In Satyagrahashram today prayers to the spirit within us all and respect for those of all stations of life, but especially the poor and deprived, underlie the work of Gandhi’s followers especially in the field of sanitation: defined as cleanliness in mind, body and spirit. The ashram’s centrepiece is a ‘toilet garden’ in which a score of different models, some more sophisticated than others yet none with a flush, are on permanent display. In a nation historically accustomed to moving its bowels in the corner of a field a not for profit enterprise operating within the ashram’s walls and spirit has helped deliver an incredible million toilet installations to Gujarat province alone.
But sanitation is not achieved by toilets alone.
The Gandhi-inspired Institute for Environmental Sanitation puts the cleanliness philosophy into practice. They deliver education to 9,000 children, both in a modern learning centre and in 27 outreach programmes in state schools. Whilst the teaching covers basic and life skills and English the principles and practice of cleanliness are at its heart and its professed goal is for the children to become ‘spiritually aware’.
I am in India with a diverse group of nine like-minded people from four countries on a ‘Journey for Change’. Our common passion is that social and community enterprise and entrepreneurship can contribute more to society than they do and can over time make a significant contribution to changing society for the better: more just, more democratic, more sustainable.
Meeting the Institute and its acolytes provokes some of our team’s sharpest divisions whilst strengthening those common beliefs: sanitation in India represents a failure of government responsibility, we argue, that there is a business case, a rational case for investing in sanitation, reducing health risks and thereby increasing human dignity and productivity. Yes, the spiritual side of life is important but when the Institute declines to act as advocates for social change it is ‘a deceit’ according to one of our number. An American member of the Institute, who rejected a legal career to work with leper children, smiles. We will achieve universal sanitation in India, he says, even if we have to wait two thousand or five thousand years. Meanwhile, suffering brings spiritual benefits; and he cites the Rwandan genocide as evidence.
I am more upset by this exchange than I let on. These people are doing wonderful work, inspired by a great leader, but they are doing it for the wrong reasons. ‘When I give you food I give you love’, they say, but this is the down side of charity; it is not sustainable. What the poor, the excluded, the exploited of India and beyond need is not food for today but ploughshares for tomorrow, a market at which and in which livings can be made through enterprises that they can mould, run and benefit from.

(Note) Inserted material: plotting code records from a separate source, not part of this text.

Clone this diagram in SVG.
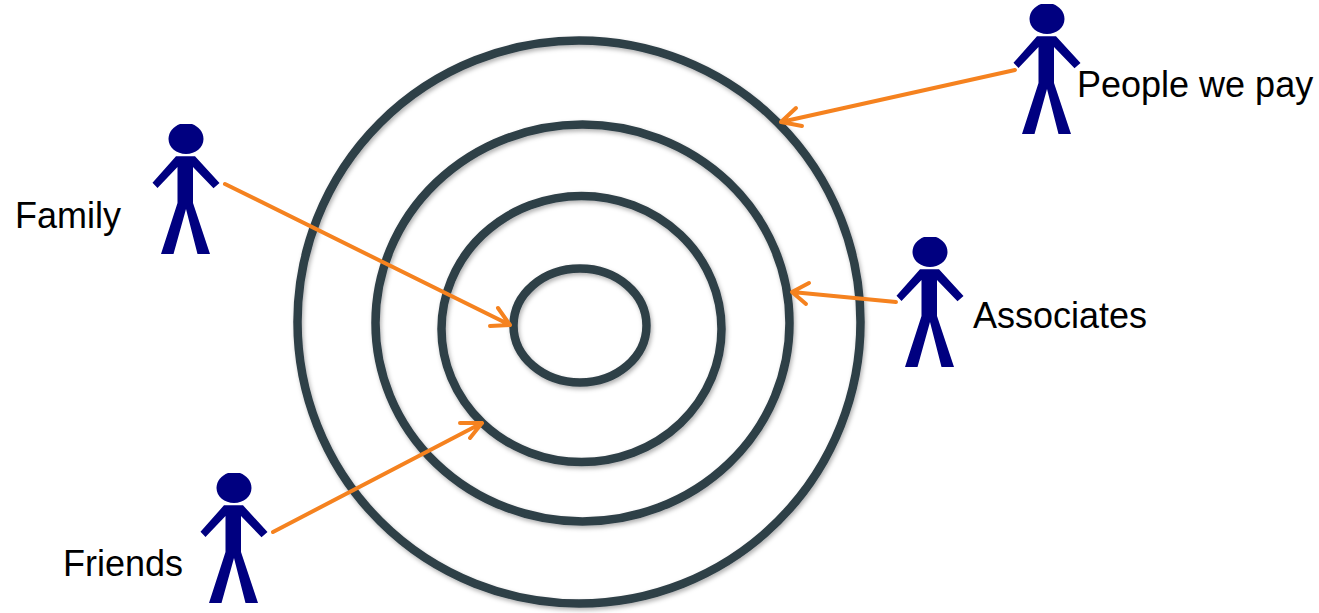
<svg xmlns="http://www.w3.org/2000/svg" width="1319" height="613" viewBox="0 0 1319 613">
<style>
.ring{fill:none;stroke:#2f3f47;stroke-width:8.500}
.wire{fill:none;stroke:#f5821f;stroke-width:4;stroke-linecap:round;stroke-linejoin:round}
.fig{fill:#000080}
text{font-family:"Liberation Sans",Arial,sans-serif;font-size:36px;fill:#000}
</style>
<defs>
<filter id="sh" x="-5%" y="-5%" width="110%" height="110%"><feDropShadow dx="1.5" dy="2.5" stdDeviation="2" flood-color="#000" flood-opacity="0.3"/></filter>
<g id="person" class="fig">
<path d="M-17.500 15C-17.500 8 -12.500 2.500 -6 0H6C12.500 2.500 17.500 8 17.500 15C17.500 23.500 9.500 30 0 30C-9.500 30 -17.500 23.500 -17.500 15Z"/>
<path d="M-10 32.300H9L33.500 59L27.500 64.200L7 43V79L24 130H11.500L0 85L-12.500 130H-25L-8.500 79V43L-28.500 64L-33.500 58.700Z"/>
</g>
</defs>
<g id="rings" filter="url(#sh)">
<ellipse id="ring-outer" class="ring" cx="579" cy="322" rx="281.500" ry="281.500"/>
<ellipse id="ring-second" class="ring" cx="582.500" cy="323" rx="207" ry="198.500"/>
<ellipse id="ring-third" class="ring" cx="581.500" cy="329" rx="140" ry="133"/>
<ellipse id="ring-inner" class="ring" cx="580" cy="325.500" rx="66.500" ry="57"/>
</g>
<g id="connectors">
<path class="wire" d="M225 184L510 325M490 326L510 325L498 308"/>
<path class="wire" d="M273 532L482 423M460 423L482 423L470 438"/>
<path class="wire" d="M896 302L792 292M809 283L792 292L806 304"/>
<path class="wire" d="M1015 70L781 122M796 108L781 122L802 126"/>
</g>
<g id="family"><use href="#person" x="186" y="124"/><text x="15" y="228">Family</text></g>
<g id="friends"><use href="#person" x="234" y="473"/><text x="63" y="576">Friends</text></g>
<g id="associates"><use href="#person" x="930" y="237"/><text x="973" y="328">Associates</text></g>
<g id="people-we-pay"><use href="#person" x="1047" y="4"/><text x="1077" y="97">People we pay</text></g>
</svg>
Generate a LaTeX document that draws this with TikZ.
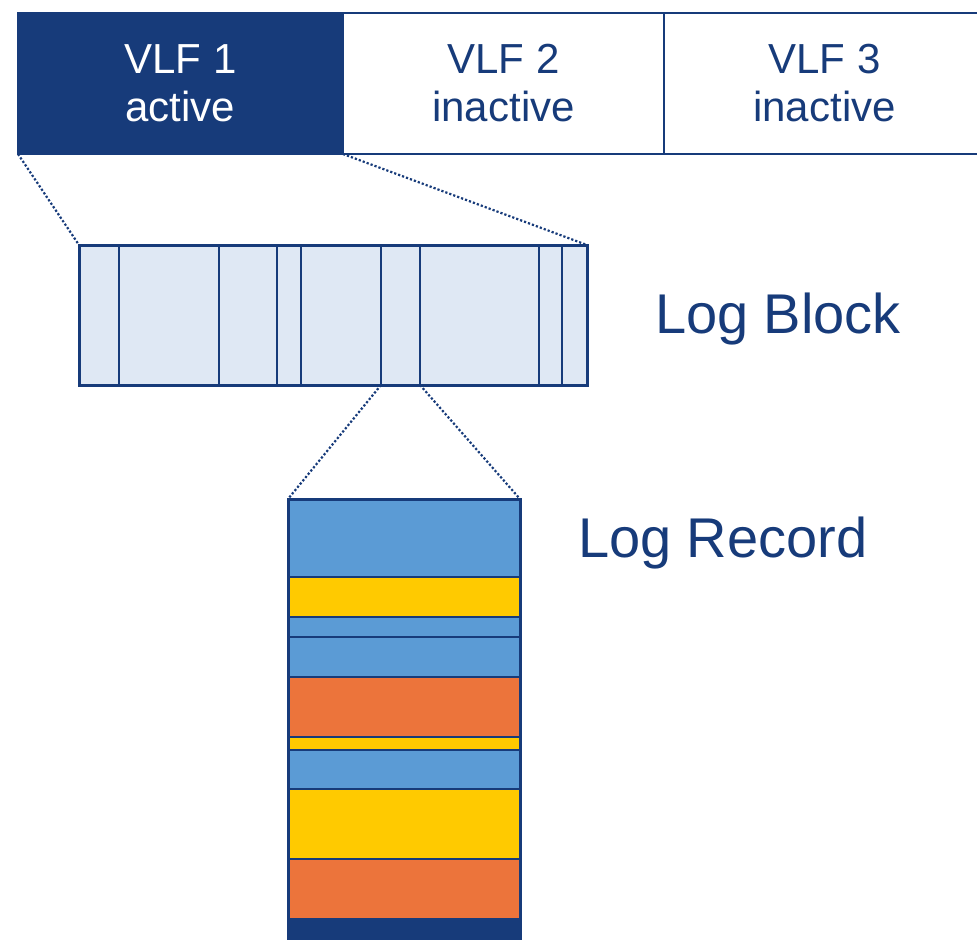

In the long term the giving of food is sustainable only in the way that a prison is. It is not progressive; sustainability must be seen in the sense of sustainable development, a sense of being where you are in the system and moving to somewhere better, somewhere in this world rather than the next.
Perhaps this idea jars in a society which still has a potent caste system, where karma and rebirth are the outcome of all actions. The philosophy of ‘I want our children to have something better than my generation had’, common in western countries, should not be condemned as materialist but be praised as an expression of love for our children and the children of others.
I am no student of philosophy but I cannot believe that Gandhi meant that acceptance was an alternative to ambition; that anger should not metamorphose into advocacy. Ambition and advocacy should co-exist with understanding our rational situation as well as our spiritual; otherwise charitable organisations of all kinds are doomed to last forever when their real aim must be to achieve a situation where their work is no longer needed.
Perhaps it is that questioning of infinity that really worries those guided in their work only by spiritual considerations.